Foundation Models on Apple Silicon deliver something no cloud API can: zero-latency inference with complete privacy, available offline, at no marginal cost per query. Once the model ships with the OS, every user gets AI capabilities without configuration, accounts, or internet access.
For developers, this means you can build AI features that work everywhere, always, for everyone. No backend to maintain. No API costs that scale with users. No terms of service that change overnight.
The MLX revolution
While Apple built the foundation, something remarkable happened in the open source community. MLX, Apple's machine learning framework optimized for Apple Silicon, spawned an ecosystem that moves faster than most people realize.
The mlx-community on Hugging Face now hosts thousands of models converted and optimized for local inference on Mac. Quantized LLMs, vision models, speech models, all running on the unified memory architecture of M-series chips with GPU acceleration.
What makes MLX special isn't just performance. It's the developer experience. The NumPy-like API, the lazy evaluation, the unified memory model that eliminates the CPU-GPU transfer bottleneck that plagues other frameworks. A 4-bit quantized 3B parameter model runs comfortably on a MacBook Air with 8GB of RAM. That's not a research demo. That's a product you can ship.
The community is doing what Apple alone couldn't: rapidly iterating on model architectures, quantization strategies, and fine-tuning approaches. Models like Qwen, Llama, Mistral, and specialized vision models like FastVLM are all available in MLX format, often within days of their original release.
Today, this stack enables applications that were impossible just two years ago. Live meeting transcription, translation, real-time insights, all processed locally on a Mac. No cloud. No data leaving the device. The MLX ecosystem made this possible.
The unexplored frontier: Shortcuts as agent tools
Here's where it gets interesting, and where I think the industry is completely asleep.
Apple Shortcuts is, quietly, one of the most powerful agent tool platforms in existence. Think about what Shortcuts can do: it has deep integration with every native app on macOS and iOS. Calendar, Reminders, Mail, Messages, Files, Notes, Safari, Maps, HomeKit, Health, and hundreds of third-party apps through App Intents.
Now think about what an AI agent needs: the ability to take actions in the real world on behalf of the user. Read the calendar. Send a message. Create a reminder. Open a file. Toggle a smart home device. Every single one of these is already a Shortcut action.
The missing piece isn't capability. It's the bridge.
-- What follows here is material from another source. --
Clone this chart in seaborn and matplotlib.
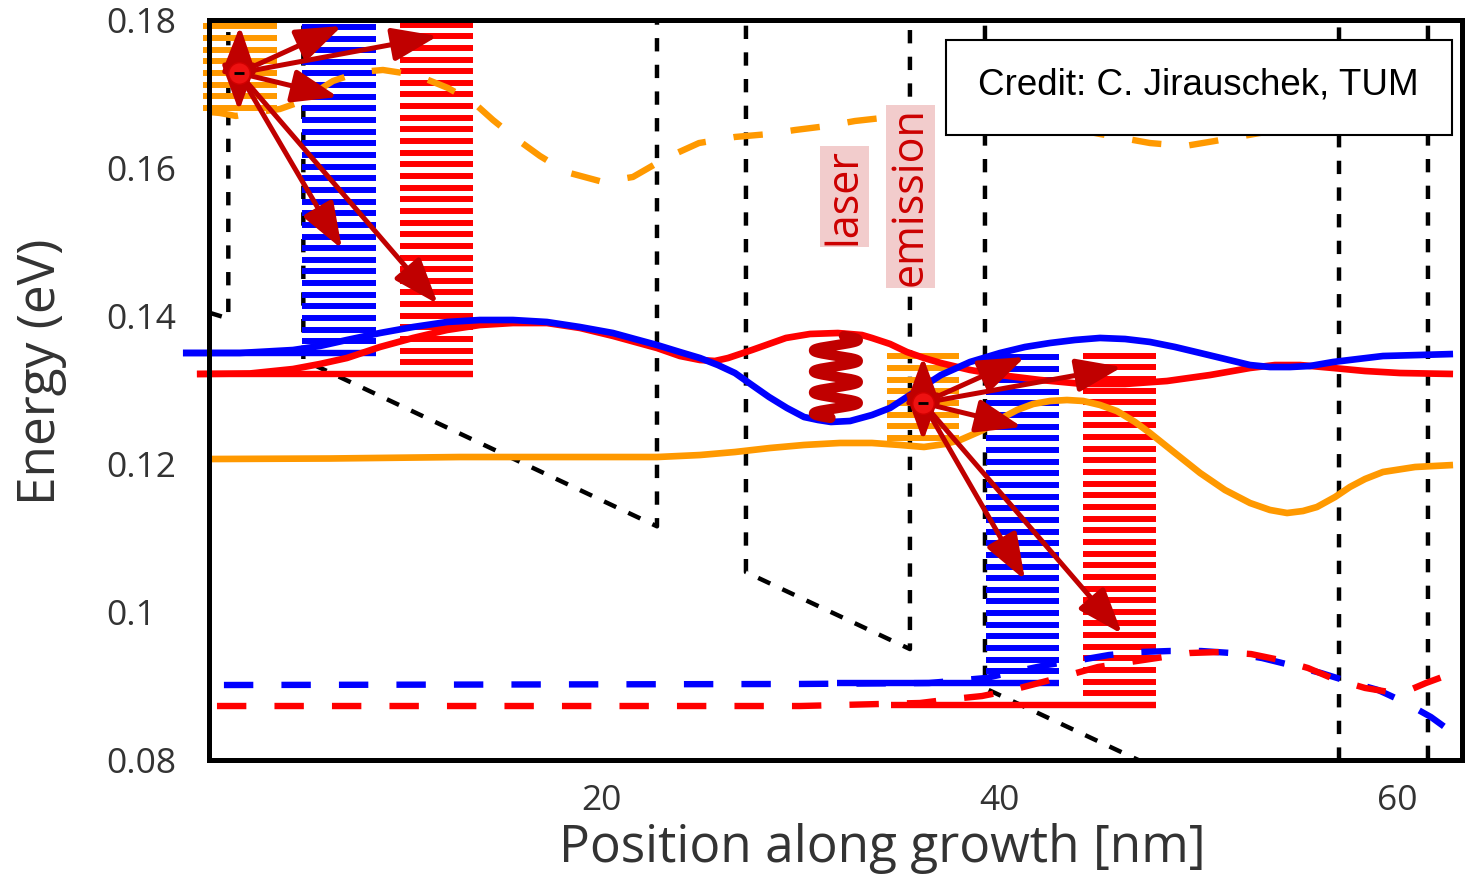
import numpy as np
import matplotlib
matplotlib.use("Agg")
import matplotlib.pyplot as plt
import seaborn as sns
from matplotlib.patches import FancyArrowPatch, Rectangle

# ---------------- data (position in nm, energy in eV) ----------------
cb_pos = [0.28, 1.25, 1.25, 5.02, 5.02, 22.79, 22.79, 27.26, 27.26, 35.50,
          35.50, 39.27, 39.27, 57.06, 57.06, 61.53, 61.53, 63.24]
cb_energy = [0.1405, 0.1397, 0.30, 0.30, 0.1341, 0.1116, 0.30, 0.30, 0.1054, 0.0950,
             0.30, 0.30, 0.0897, 0.0673, 0.30, 0.30, 0.0616, 0.0594]

blue_pos = [-1.03, 1.83, 4.50, 5.85, 7.21, 8.87, 10.53, 12.24, 13.89, 15.55, 17.26, 18.92,
            20.58, 21.68, 22.79, 23.94, 24.95, 25.85, 26.71, 27.56, 28.42, 29.32, 30.18,
            30.88, 31.53, 32.49, 33.59, 34.50, 35.35, 36.21, 37.06, 38.52, 40.03, 41.28,
            42.54, 43.79, 45.05, 46.31, 47.56, 48.82, 50.08, 51.33, 52.59, 53.59, 54.60,
            55.60, 56.76, 58.02, 59.27, 61.13, 62.79]
blue_energy = [0.13504, 0.13504, 0.13544, 0.13598, 0.13680, 0.13774, 0.13855, 0.13923,
               0.13950, 0.13950, 0.13923, 0.13855, 0.13774, 0.13693, 0.13612, 0.13517,
               0.13436, 0.13341, 0.13233, 0.13071, 0.12909, 0.12760, 0.12638, 0.12598,
               0.12571, 0.12584, 0.12665, 0.12760, 0.12909, 0.13058, 0.13206, 0.13382,
               0.13504, 0.13585, 0.13639, 0.13680, 0.13707, 0.13693, 0.13653, 0.13585,
               0.13504, 0.13423, 0.13341, 0.13314, 0.13314, 0.13328, 0.13382, 0.13423,
               0.13463, 0.13477, 0.13490]

red_pos = [-0.33, 2.34, 4.50, 5.85, 7.21, 8.87, 10.53, 12.24, 13.89, 15.55, 17.26, 18.92,
           20.58, 21.68, 22.79, 23.94, 24.95, 25.70, 26.36, 27.56, 29.27, 30.48, 31.88,
           33.09, 33.59, 34.50, 35.35, 36.21, 37.06, 38.52, 40.03, 42.04, 44.20, 46.31,
           48.42, 50.58, 52.59, 53.84, 55.10, 56.76, 58.37, 60.13, 62.79]
red_energy = [0.13220, 0.13227, 0.13287, 0.13355, 0.13436, 0.13585, 0.13707, 0.13815,
              0.13882, 0.13909, 0.13909, 0.13842, 0.13734, 0.13653, 0.13571, 0.13463,
              0.13409, 0.13396, 0.13436, 0.13544, 0.13707, 0.13761, 0.13774, 0.13747,
              0.13707, 0.13626, 0.13517, 0.13436, 0.13368, 0.13274, 0.13206, 0.13139,
              0.13085, 0.13085, 0.13125, 0.13206, 0.13301, 0.13341, 0.13341, 0.13301,
              0.13260, 0.13233, 0.13220]

orange_pos = [0.28, 6.36, 12.89, 17.91, 22.79, 24.95, 26.71, 28.47, 30.18, 31.98, 33.59,
              34.99, 36.21, 37.26, 38.02, 39.17, 40.03, 40.88, 41.69, 42.54, 43.39, 44.20,
              45.05, 45.90, 46.81, 47.56, 48.82, 50.08, 51.33, 52.59, 53.59, 54.45, 55.25,
              55.95, 56.86, 57.61, 58.37, 59.27, 60.88, 62.79]
orange_energy = [0.12070, 0.12077, 0.12097, 0.12097, 0.12097, 0.12124, 0.12165, 0.12219,
                 0.12260, 0.12287, 0.12287, 0.12260, 0.12233, 0.12273, 0.12327, 0.12462,
                 0.12611, 0.12733, 0.12814, 0.12855, 0.12868, 0.12855, 0.12801, 0.12719,
                 0.12571, 0.12422, 0.12151, 0.11881, 0.11651, 0.11475, 0.11381, 0.11340,
                 0.11367, 0.11421, 0.11556, 0.11692, 0.11800, 0.11895, 0.11962, 0.11989]

orange_up_pos = [0.28, 0.83, 1.63, 2.44, 3.84, 4.85, 6.51, 7.86, 9.02, 10.68, 12.29, 13.54,
                 14.55, 15.80, 16.91, 18.22, 20.08, 21.58, 23.24, 24.90, 26.71, 28.42,
                 29.72, 31.33, 32.74, 35.00, 37.51, 40.03, 42.54, 45.05, 47.56, 49.32,
                 50.83, 53.09, 56.10, 60.13, 62.89]
orange_up_energy = [0.16763, 0.16749, 0.16709, 0.16749, 0.16803, 0.16898, 0.17182, 0.17304,
                    0.17331, 0.17263, 0.17087, 0.16898, 0.16654, 0.16384, 0.16168, 0.15951,
                    0.15816, 0.15884, 0.16141, 0.16343, 0.16425, 0.16465, 0.16519, 0.16573,
                    0.16641, 0.16709, 0.16749, 0.16709, 0.16600, 0.16465, 0.16343, 0.16303,
                    0.16371, 0.16479, 0.16587, 0.16668, 0.16736]

blue_low_pos = [1.03, 29.97, 36.46, 39.32, 40.43, 42.39, 44.05, 45.50, 47.01, 48.57, 50.13,
                51.64, 53.19, 54.60, 56.16, 57.61, 59.02, 60.33, 61.68, 62.79]
blue_low_energy = [0.09014, 0.09028, 0.09041, 0.09109, 0.09176, 0.09285, 0.09352, 0.09420,
                   0.09460, 0.09474, 0.09474, 0.09447, 0.09379, 0.09285, 0.09176, 0.09055,
                   0.08947, 0.08784, 0.08581, 0.08365]

red_low_pos = [0.68, 29.97, 36.01, 37.66, 39.12, 40.63, 41.98, 43.49, 44.95, 46.56, 47.91,
               49.57, 51.08, 52.64, 54.10, 55.50, 56.81, 58.37, 59.45, 60.50, 61.43, 62.79]
red_low_energy = [0.08730, 0.08730, 0.08771, 0.08825, 0.08865, 0.08947, 0.09041, 0.09149,
                  0.09258, 0.09325, 0.09379, 0.09447, 0.09460, 0.09433, 0.09352, 0.09244,
                  0.09095, 0.08974, 0.08925, 0.08935, 0.09041, 0.09176]

# in-plane kinetic energy ladders
level_step = 0.001575
ladder_xmin = [-0.03, 4.95, 9.87, 34.35, 39.32, 44.19]
ladder_xmax = [3.69, 8.67, 13.54, 37.97, 42.99, 47.86]
ladder_emin = [0.16817, 0.13504, 0.13220, 0.12354, 0.09041, 0.08744]
ladder_count = [8, 29, 31, 8, 29, 31]
ladder_color = ["#FF9900", "#0000FF", "#FF0000", "#FF9900", "#0000FF", "#FF0000"]
# subband-minimum lines running into the ladders
base_xmin = [-1.03, -0.33, 31.84, 34.55]
base_xmax = [8.67, 13.54, 42.99, 47.86]
base_energy = [0.13504, 0.13220, 0.09041, 0.08744]
base_color = ["#0000FF", "#FF0000", "#0000FF", "#FF0000"]

# scattering arrows
electron_pos = [1.784, 36.16]
electron_energy = [0.17290, 0.12828]
arrow_dx = [[1.834, 1.784, 6.96, 11.78, 6.76, 6.96, 11.78],
            [36.16, 36.16, 41.28, 46.16, 41.13, 41.28, 46.16]]
arrow_dy = [[0.17926, 0.16776, 0.17926, 0.17790, 0.16966, 0.14910, 0.14166],
            [0.13450, 0.12314, 0.13450, 0.13314, 0.12503, 0.10434, 0.09704]]

x_ticks = [20, 40, 60]
y_ticks = [0.08, 0.1, 0.12, 0.14, 0.16, 0.18]
y_tick_labels = ["0.08", "0.1", "0.12", "0.14", "0.16", "0.18"]

# ---------------- figure ----------------
sns.set_theme(style="white")
plt.rcParams["font.family"] = ["Open Sans", "DejaVu Sans"]

fig = plt.figure(figsize=(14.67, 8.76), dpi=100)
ax = fig.add_axes([0.14247, 0.13242, 0.85412, 0.84418])

BLUE, RED, ORANGE, DARKRED = "#0000FF", "#FF0000", "#FF9900", "#C00000"


def curve(x, y, color, ls="-", lw=4.8, clip=True, z=3):
    sns.lineplot(x=x, y=y, ax=ax, color=color, linewidth=lw, linestyle=ls,
                 sort=False, estimator=None, legend=False, zorder=z)
    ln = ax.lines[-1]
    ln.set_clip_on(clip)
    ln.set_solid_capstyle("butt")
    ln.set_dash_capstyle("butt")
    ln.set_solid_joinstyle("round")
    return ln


# conduction band edge
curve(cb_pos, cb_energy, "black", ls=(0, (3.0, 3.0)), lw=3.2, z=1)

# ladders
for xa, xb, e0, n, c in zip(ladder_xmin, ladder_xmax, ladder_emin, ladder_count, ladder_color):
    levels = e0 + level_step * np.arange(n)
    lc = ax.hlines(levels, xa, xb, colors=c, linewidth=4.3, zorder=2)
    lc.set_clip_on(False)
for xa, xb, e0, c in zip(base_xmin, base_xmax, base_energy, base_color):
    lc = ax.hlines([e0], xa, xb, colors=c, linewidth=4.6, zorder=2)
    lc.set_clip_on(False)

# subband curves
curve(orange_up_pos, orange_up_energy, ORANGE, ls=(0, (4.6, 4.4)), lw=4.6)
curve(blue_low_pos, blue_low_energy, BLUE, ls=(0, (4.6, 4.4)), lw=4.6)
curve(red_low_pos, red_low_energy, RED, ls=(0, (4.6, 4.4)), lw=4.6)
curve(orange_pos, orange_energy, ORANGE)
curve(red_pos, red_energy, RED, clip=False)
curve(blue_pos, blue_energy, BLUE, clip=False)

# arrows and electrons
for k in range(2):
    for xt, yt in zip(arrow_dx[k], arrow_dy[k]):
        arr = FancyArrowPatch((electron_pos[k], electron_energy[k]), (xt, yt),
                              arrowstyle="-|>,head_length=0.9,head_width=0.33",
                              mutation_scale=31, linewidth=3.6, color=DARKRED,
                              shrinkA=0, shrinkB=0, zorder=8)
        ax.add_patch(arr)
ax.scatter(electron_pos, electron_energy, s=240, color="#EE1111",
           edgecolor="#D00000", linewidth=1.0, zorder=9)
ax.scatter(electron_pos, electron_energy, s=60, marker="_", color="black",
           linewidth=2.0, zorder=10)

# photon (wiggly line)
t = np.linspace(1.2, 25.7, 500)
ph_x = 31.78 + 1.1 * np.sin(t - 0.82)
ph_y = 0.13788 - 0.00284 * t / (2 * np.pi)
ax.plot(ph_x, ph_y, color=DARKRED, linewidth=7.5, solid_capstyle="round", zorder=7)

# labels in plot
ax.text(32.21, 0.1562, "laser", rotation=90, color="#CC0000", fontsize=31,
        ha="center", va="center", zorder=6,
        bbox=dict(boxstyle="square,pad=0.05", fc="#F2CCCC", ec="none"))
ax.text(35.53, 0.1562, "emission", rotation=90, color="#CC0000", fontsize=31,
        ha="center", va="center", zorder=6,
        bbox=dict(boxstyle="square,pad=0.05", fc="#F2CCCC", ec="none"))

ax.add_patch(Rectangle((37.31, 0.16452), 25.43, 0.01284, fc="white", ec="black",
                       linewidth=1.5, zorder=11))
ax.text(50.0, 0.16993, "Credit: C. Jirauschek, TUM", fontsize=26.5,
        family=["Liberation Sans", "DejaVu Sans"], color="black",
        ha="center", va="baseline", zorder=12)

# axes
ax.set_xlim(0.28, 63.24)
ax.set_ylim(0.08, 0.18)
ax.set_xticks(x_ticks)
ax.set_xticklabels([str(v) for v in x_ticks])
ax.set_yticks(y_ticks)
ax.set_yticklabels(y_tick_labels)
ax.tick_params(axis="both", length=0, labelsize=25.5, labelcolor="#333333")
ax.tick_params(axis="x", pad=17)
ax.tick_params(axis="y", pad=74)
for lab in ax.get_yticklabels():
    lab.set_horizontalalignment("left")
for sp in ax.spines.values():
    sp.set_visible(True)
    sp.set_color("black")
    sp.set_linewidth(3.6)
    sp.set_zorder(5)
ax.grid(False)
ax.set_xlabel("")
ax.set_ylabel("")

fig.text(882 / 1467, 1 - 862 / 876, "Position along growth [nm]", fontsize=37,
         color="#333333", ha="center", va="baseline")
fig.text(55 / 1467, 1 - 372 / 876, "Energy (eV)", fontsize=37, color="#333333",
         rotation=90, rotation_mode="anchor", ha="center", va="baseline")

fig.savefig("out.png", dpi=100)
Imagine an on-device LLM that can reason about your request and compose Shortcuts dynamically. Not hardcoded automations, but an agent that understands "remind me to follow up with the client I'm meeting with tomorrow" and can:
- Query your calendar for tomorrow's meetings
- Extract the client's name
- Create a reminder timed for after the meeting
- All locally, all privately, all without any cloud service knowing who your clients are
The App Intents framework already provides structured, typed interfaces for thousands of actions. It's essentially a massive tool catalog with parameter schemas, exactly what function-calling LLMs are designed to use. Shortcuts is the runtime. The LLM is the reasoning layer. The combination is an agent platform that Apple accidentally built over the last decade.
No one is seriously building on this yet. They should be.
The edge is the future
The cloud won't disappear. Training will stay centralized. The largest models will still need data centers. But inference, the part that touches users, will increasingly happen on the device.
The economics point this way. The physics point this way. The privacy regulations point this way. And the user experience, when you've felt truly local AI, makes cloud round-trips feel like dial-up.
Apple Silicon, Foundation Models, MLX, and Shortcuts aren't four separate stories. They're one story: the device is becoming the platform for intelligence. The companies and developers who understand this early will build the next generation of software.
The rest will still be waiting for an API response.